Mixed-Use Property Investing can be a Rewarding Venture

Investing in mixed-use properties can be a rewarding venture for real estate investors. These properties, which blend residential and commercial elements, offer the potential for diversification, higher rental income, and growth opportunities.

While managing a mixed-use property may require more effort and attention to detail, the benefits often outweigh the challenges. Moreover, it’s important to explore the available financing options, like mixed-use loans, that are tailored to this unique asset class. These loans can provide the financial flexibility to successfully acquire and develop mixed-use properties. Additionally, location, efficient property design, tenant mix, and a focus on amenities are vital factors that can significantly influence the success of your investment.
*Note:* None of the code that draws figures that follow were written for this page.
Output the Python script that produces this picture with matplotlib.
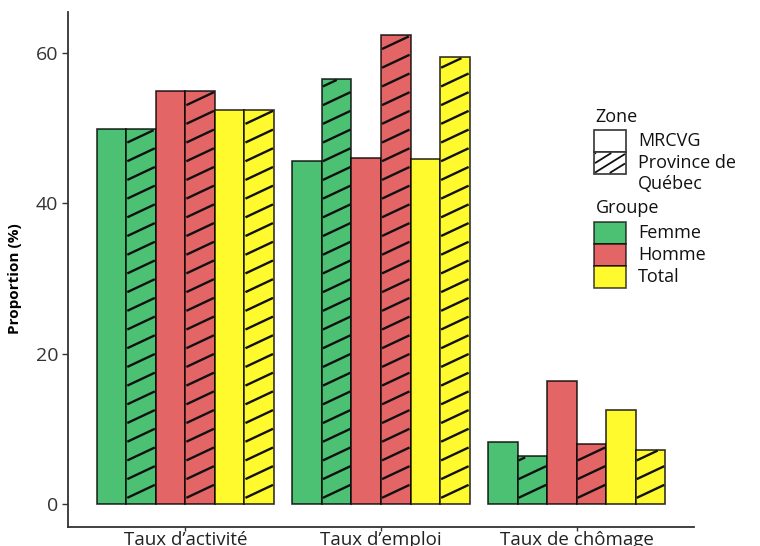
import numpy as np
import matplotlib; matplotlib.use('Agg')
import matplotlib.pyplot as plt
from matplotlib.patches import Rectangle
from matplotlib.collections import LineCollection
from matplotlib.transforms import IdentityTransform

#===============================================================================
#  Data
#===============================================================================
categories = ["Taux d\u2019activit\u00e9", "Taux d\u2019emploi", "Taux de ch\u00f4mage"]
groups = ["Femme", "Homme", "Total"]
zones = ["MRCVG", "Province de\nQu\u00e9bec"]

# one value per category
femme_mrcvg = [49.9, 45.7, 8.2]
femme_quebec = [49.9, 56.6, 6.3]
homme_mrcvg = [55.0, 46.0, 16.3]
homme_quebec = [55.0, 62.4, 8.0]
total_mrcvg = [52.5, 45.9, 12.5]
total_quebec = [52.5, 59.5, 7.2]

# (values, group index, zone index)
series = [(femme_mrcvg, 0, 0), (femme_quebec, 0, 1),
          (homme_mrcvg, 1, 0), (homme_quebec, 1, 1),
          (total_mrcvg, 2, 0), (total_quebec, 2, 1)]

colors = ['#4CC174', '#E46566', '#FFFA2E']
yticks = [0, 20, 40, 60]

plt.rcParams['font.family'] = ['Open Sans', 'DejaVu Sans']

#===============================================================================
#  Figure
#===============================================================================
W, H = 760, 546
fig = plt.figure(figsize=(W/100, H/100), dpi=100)
ax = fig.add_axes([68/W, 1 - 527/H, (694-68)/W, (527-12)/H])

x = np.arange(len(categories))
bw = 0.151
edge = (0, 0, 0, 0.8)
hatched = []
for i, (vals, g, z) in enumerate(series):
    bars = ax.bar(x + (i - 2.5)*bw, vals, width=bw, color=colors[g],
                  edgecolor=edge, linewidth=1.2, zorder=2)
    if z == 1:
        hatched.extend(bars.patches)

ymax = max(max(s[0]) for s in series)
ax.set_xlim(-0.6, len(categories) - 0.4)
ax.set_ylim(-0.05*ymax, 1.05*ymax)
ax.set_xticks(x)
ax.set_xticklabels(categories, fontsize=13.5, color='#222222')
ax.set_yticks(yticks)
ax.set_yticklabels([str(t) for t in yticks], fontsize=14, color='#333333')
ax.tick_params(axis='y', length=4, width=1, color='#333333', pad=3)
ax.tick_params(axis='x', length=3, width=1, color='#333333', pad=0)
for s in ['top', 'right']:
    ax.spines[s].set_visible(False)
for s in ['left', 'bottom']:
    ax.spines[s].set_color('#333333')
    ax.spines[s].set_linewidth(1.3)
ax.set_ylabel("Proportion (%)", fontsize=11, fontweight='bold')
ax.yaxis.set_label_coords(-0.073, 0.483)


def hatch_lines(x0, y0, x1, y1, slope=0.47, step=18.7, lw=1.7):
    # diagonal lines in pixel space, cut to the box (x0, y0)-(x1, y1)
    w = x1 - x0
    segs = []
    c = y0 - slope*w
    while c < y1:
        xa = max(x0, x0 + (y0 - c)/slope)
        xb = min(x1, x0 + (y1 - c)/slope)
        if xb > xa:
            segs.append([(xa, c + slope*(xa - x0)), (xb, c + slope*(xb - x0))])
        c += step
    return LineCollection(segs, colors='#111111', linewidths=lw,
                          transform=IdentityTransform(), zorder=3,
                          capstyle='butt')


for p in hatched:
    (px0, py0), (px1, py1) = ax.transData.transform(
        [(p.get_x(), 0), (p.get_x() + p.get_width(), p.get_height())])
    ax.add_collection(hatch_lines(px0 + 1, py0, px1 - 1, py1 - 1), autolim=False)

#===============================================================================
#  Legend (drawn by hand to keep the ggplot layout)
#===============================================================================
def fx(px): return px / W
def fy(py): return 1 - py / H

kx0, kw, kh = 594, 32, 22
tx = 638
fs = 13
fig.text(fx(595), fy(117), "Zone", fontsize=fs, va='center', color='#111111')
for j, z in enumerate(zones):
    top = 130 + j*kh
    fig.add_artist(Rectangle((fx(kx0), fy(top + kh)), fx(kw), kh/H,
                             transform=fig.transFigure, facecolor='white',
                             edgecolor='#333333', linewidth=1.2))
    if j == 1:
        fig.add_artist(hatch_lines(kx0 + 1, H - top - kh + 1, kx0 + kw - 1, H - top - 1,
                                   slope=0.62, step=9.5, lw=1.3))
    for k, line in enumerate(z.split('\n')):
        fig.text(fx(tx), fy(top + 11 + 21*k), line, fontsize=fs, va='center',
                 color='#111111')

fig.text(fx(596), fy(208), "Groupe", fontsize=fs, va='center', color='#111111')
for j, g in enumerate(groups):
    top = 222 + j*kh
    fig.add_artist(Rectangle((fx(kx0), fy(top + kh)), fx(kw), kh/H,
                             transform=fig.transFigure, facecolor=colors[j],
                             edgecolor=(0, 0, 0, 0.7), linewidth=1.2))
    fig.text(fx(tx), fy(top + 11), g, fontsize=fs, va='center', color='#111111')

plt.savefig("out.png", dpi=100)
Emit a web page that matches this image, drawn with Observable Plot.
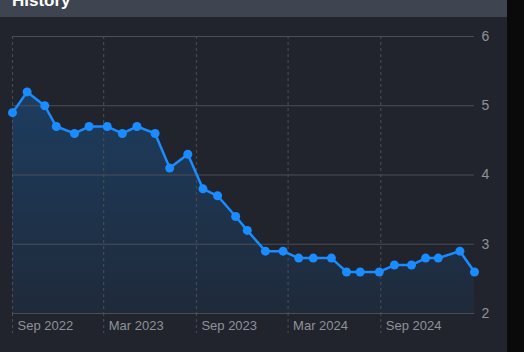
<!DOCTYPE html>
<html>
<head>
<meta charset="utf-8">
<script src="https://cdn.jsdelivr.net/npm/d3@7"></script>
<script src="https://cdn.jsdelivr.net/npm/@observablehq/plot@0.6"></script>
<style>
  html, body { margin: 0; padding: 0; background: #0a0a0a; width: 524px; height: 352px; overflow: hidden; }
  #wrap { position: absolute; left: 0; top: 0; width: 507px; height: 352px; background: #21242c; }
  #header { position: absolute; left: 0; top: 0; width: 507px; height: 17px; background: #3e4550; overflow: hidden; }
  #title { position: absolute; left: 12px; top: -9px; font: bold 17px "Liberation Sans", "DejaVu Sans", sans-serif; color: #ffffff; line-height: 20px; }
  #chart { position: absolute; left: 0; top: 17px; }
</style>
</head>
<body>
<div id="wrap">
  <div id="header"><div id="title">History</div></div>
  <div id="chart"></div>
</div>
<script>
const dates = ["2022-09-01","2022-09-30","2022-11-04","2022-11-27","2023-01-02","2023-01-31","2023-03-08","2023-04-07","2023-05-06","2023-06-11","2023-07-10","2023-08-15","2023-09-14","2023-10-13","2023-11-18","2023-12-11","2024-01-16","2024-02-20","2024-03-22","2024-04-20","2024-05-26","2024-06-25","2024-07-22","2024-08-29","2024-09-28","2024-11-01","2024-11-29","2024-12-24","2025-02-05","2025-03-06"];
const values = [4.9,5.2,5.0,4.7,4.6,4.7,4.7,4.6,4.7,4.6,4.1,4.3,3.8,3.7,3.4,3.2,2.9,2.9,2.8,2.8,2.8,2.6,2.6,2.6,2.7,2.7,2.8,2.8,2.9,2.6];
const xTicks = ["2022-09-01","2023-03-01","2023-09-01","2024-03-01","2024-09-01"];
const xTickLabels = ["Sep 2022","Mar 2023","Sep 2023","Mar 2024","Sep 2024"];
const yTicks = [2,3,4,5,6];

const data = dates.map((d, i) => ({date: new Date(d + "T00:00:00Z"), value: values[i]}));
const tickDates = xTicks.map(d => new Date(d + "T00:00:00Z"));
const labelOf = new Map(tickDates.map((d, i) => [+d, xTickLabels[i]]));

const fontFamily = '"Liberation Sans", "DejaVu Sans", sans-serif';

const plot = Plot.plot({
  width: 507,
  height: 335,
  marginLeft: 12,
  marginRight: 33,
  marginTop: 19,
  marginBottom: 39,
  style: {background: "transparent", fontFamily, fontSize: "13px", color: "#8e9299"},
  x: {type: "utc", domain: [tickDates[0], new Date("2025-03-06T00:00:00Z")]},
  y: {domain: [2, 6]},
  marks: [
    Plot.areaY(data, {x: "date", y1: 2, y2: "value", fill: "url(#areaGrad)", curve: "linear"}),
    Plot.gridY(yTicks, {stroke: "#4a4f57", strokeOpacity: 1, strokeWidth: 1}),
    Plot.gridX(tickDates, {stroke: "#4a4f57", strokeOpacity: 1, strokeDasharray: "3,3"}),
    Plot.axisX(tickDates, {tickSize: 20, stroke: "#4a4f57", strokeDasharray: "3,3", text: null, label: null}),
    Plot.axisX(tickDates, {tickSize: 0, tickPadding: 7, textAnchor: "start", dx: 5, tickFormat: d => labelOf.get(+d), fill: "#8e9299", fontSize: 13, label: null}),
    Plot.axisY(yTicks, {anchor: "right", tickSize: 0, tickPadding: 7, tickFormat: d => String(d), fill: "#8e9299", fontSize: 14, label: null}),
    Plot.lineY(data, {x: "date", y: "value", stroke: "#1a8cff", strokeWidth: 2.5}),
    Plot.dot(data, {x: "date", y: "value", fill: "#1a8cff", r: 4.5})
  ]
});

const svg = d3.select(plot);
const defs = svg.insert("defs", ":first-child");
const g = defs.append("linearGradient").attr("id", "areaGrad").attr("x1", 0).attr("y1", 0).attr("x2", 0).attr("y2", 1);
g.append("stop").attr("offset", "0%").attr("stop-color", "#1d3d60");
g.append("stop").attr("offset", "100%").attr("stop-color", "#1f2a3a");

document.getElementById("chart").appendChild(plot);
</script>
</body>
</html>
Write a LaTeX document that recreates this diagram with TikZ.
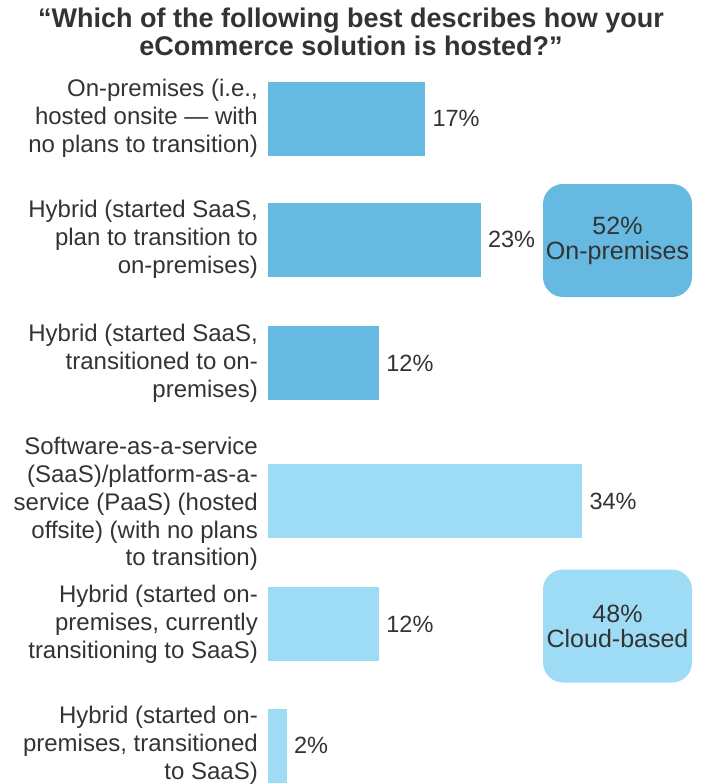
\documentclass[tikz,border=0pt]{standalone}
\usepackage{fontspec}
\setmainfont{Liberation Sans}
\usetikzlibrary{positioning}
\definecolor{onprem}{HTML}{66B9E1}
\definecolor{cloud}{HTML}{9EDCF6}
\definecolor{txt}{HTML}{333333}
\tikzset{
  bar/.style={fill=#1,inner sep=0pt,minimum height=74pt,anchor=west},
  lab/.style={anchor=east,align=right,text=txt,inner sep=0pt,font=\fontsize{24}{27.8}\selectfont},
  val/.style={anchor=west,text=txt,inner sep=0pt,font=\fontsize{23.5}{25}\selectfont},
  sumbox/.style={fill=#1,rounded corners=20pt,minimum width=149pt,minimum height=113pt,
    align=center,text=txt,inner sep=0pt,font=\fontsize{25}{25}\selectfont}
}
\begin{document}
\begin{tikzpicture}[x=1pt,y=-1pt]
\useasboundingbox (0,0) rectangle (705,784);
% title
\node[align=center,text=txt,font=\bfseries\fontsize{27}{28}\selectfont] (title) at (351,32)
  {“Which of the following best describes how your\\eCommerce solution is hosted?”};
% bars and values
\foreach \n/\v/\c/\y in {1/17/onprem/118.5, 2/23/onprem/239.5, 3/12/onprem/363,
                         4/34/cloud/501, 5/12/cloud/624, 6/2/cloud/745.5}{
  \node[bar=\c,minimum width=\v*9.235pt] (b\n) at (268,\y) {};
  \node[val] (v\n) at ([xshift=7pt]b\n.east) {\v\%};
}
% labels
\node[lab] (l1) at ([xshift=-10pt]b1.west) {On-premises (i.e.,\\hosted onsite — with\\no plans to transition)};
\node[lab] (l2) at ([xshift=-10pt]b2.west) {Hybrid (started SaaS,\\plan to transition to\\on-premises)};
\node[lab] (l3) at ([xshift=-10pt]b3.west) {Hybrid (started SaaS,\\transitioned to on-\\premises)};
\node[lab] (l4) at ([xshift=-10pt,yshift=-3pt]b4.west) {Software-as-a-service\\(SaaS)/platform-as-a-\\service (PaaS) (hosted\\offsite) (with no plans\\to transition)};
\node[lab] (l5) at ([xshift=-10pt]b5.west) {Hybrid (started on-\\premises, currently\\transitioning to SaaS)};
\node[lab] (l6) at ([xshift=-10pt]b6.west) {Hybrid (started on-\\premises, transitioned\\to SaaS)};
% totals
\node[sumbox=onprem] (s1) at (617.5,240.5) {52\%\\On-premises};
\node[sumbox=cloud] (s2) at (617.5,626) {48\%\\Cloud-based};
\end{tikzpicture}
\end{document}
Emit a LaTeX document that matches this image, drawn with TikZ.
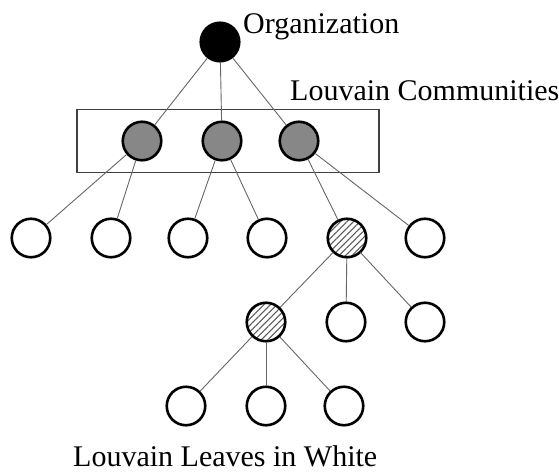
\documentclass[tikz,border=0pt]{standalone}
\usepackage{fontspec}
\setmainfont{Liberation Serif}
\usetikzlibrary{patterns.meta}
\begin{document}
\begin{tikzpicture}[x=1pt,y=-1pt,
  vtx/.style={circle,draw=black,line width=2.6pt,minimum size=38.5pt,inner sep=0pt},
  leaf/.style={vtx,fill=white},
  comm/.style={vtx,fill=black!47},
  org/.style={vtx,fill=black},
  sub/.style={vtx,pattern={Lines[angle=45,distance=4.6pt,line width=1.1pt]},pattern color=black!65},
  edge/.style={draw=black!60,line width=0.9pt},
  lbl/.style={font=\fontsize{30}{36}\selectfont,anchor=base west,inner sep=0pt}]
\useasboundingbox (0,0) rectangle (559,471);
\node[draw=black!75,line width=1.3pt,minimum width=302pt,minimum height=63pt,inner sep=0pt] (box) at (228,141) {};
\node[org] (r) at (220,42) {};
\node[comm] (c1) at (142,141) {};
\node[comm] (c2) at (222,141) {};
\node[comm] (c3) at (299,141) {};
\node[leaf] (l1) at (31,238) {};
\node[leaf] (l2) at (111,238) {};
\node[leaf] (l3) at (188,238) {};
\node[leaf] (l4) at (267,238) {};
\node[sub] (s1) at (347,238) {};
\node[leaf] (l6) at (425,238) {};
\node[sub] (s2) at (266,322) {};
\node[leaf] (m2) at (346,322) {};
\node[leaf] (m3) at (425,322) {};
\node[leaf] (b1) at (186,406) {};
\node[leaf] (b2) at (266,406) {};
\node[leaf] (b3) at (344,406) {};
\foreach \a/\b in {r/c1,r/c2,r/c3,c1/l1,c1/l2,c2/l3,c2/l4,c3/s1,c3/l6,s1/s2,s1/m2,s1/m3,s2/b1,s2/b2,s2/b3}
  \draw[edge] (\a) -- (\b);
\node[lbl] (t1) at (243,33) {Organization};
\node[lbl] (t2) at (290,100) {Louvain Communities};
\node[lbl] (t3) at (73,466) {Louvain Leaves in White};
\end{tikzpicture}
\end{document}
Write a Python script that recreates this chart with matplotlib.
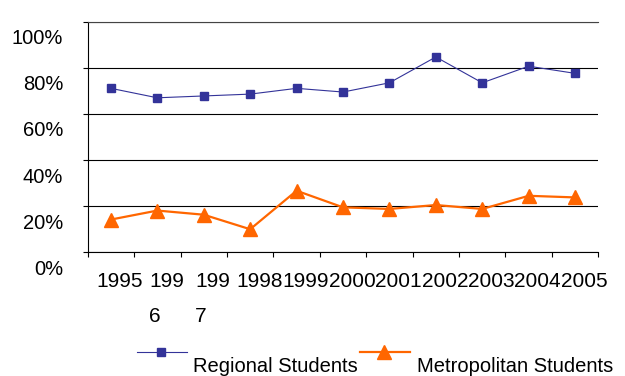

As with any real estate endeavor, conducting thorough due diligence, staying informed about local regulations, and developing a well-thought-out investment strategy are essential. By carefully considering these factors and embracing the opportunities presented by mixed-use properties, investors can tap into a dynamic market and contribute to creating vibrant, sustainable communities.

KEY TAKEAWAYS

  • A mixed-used property typically integrates properties for residential, commercial, and sometimes industrial use.

  • It can host a diverse and vibrant environment where people can live, work, shop, and socialize in one cohesive location.

  • Mixed-use property loans are designed to accommodate the unique characteristics of multi-use developments.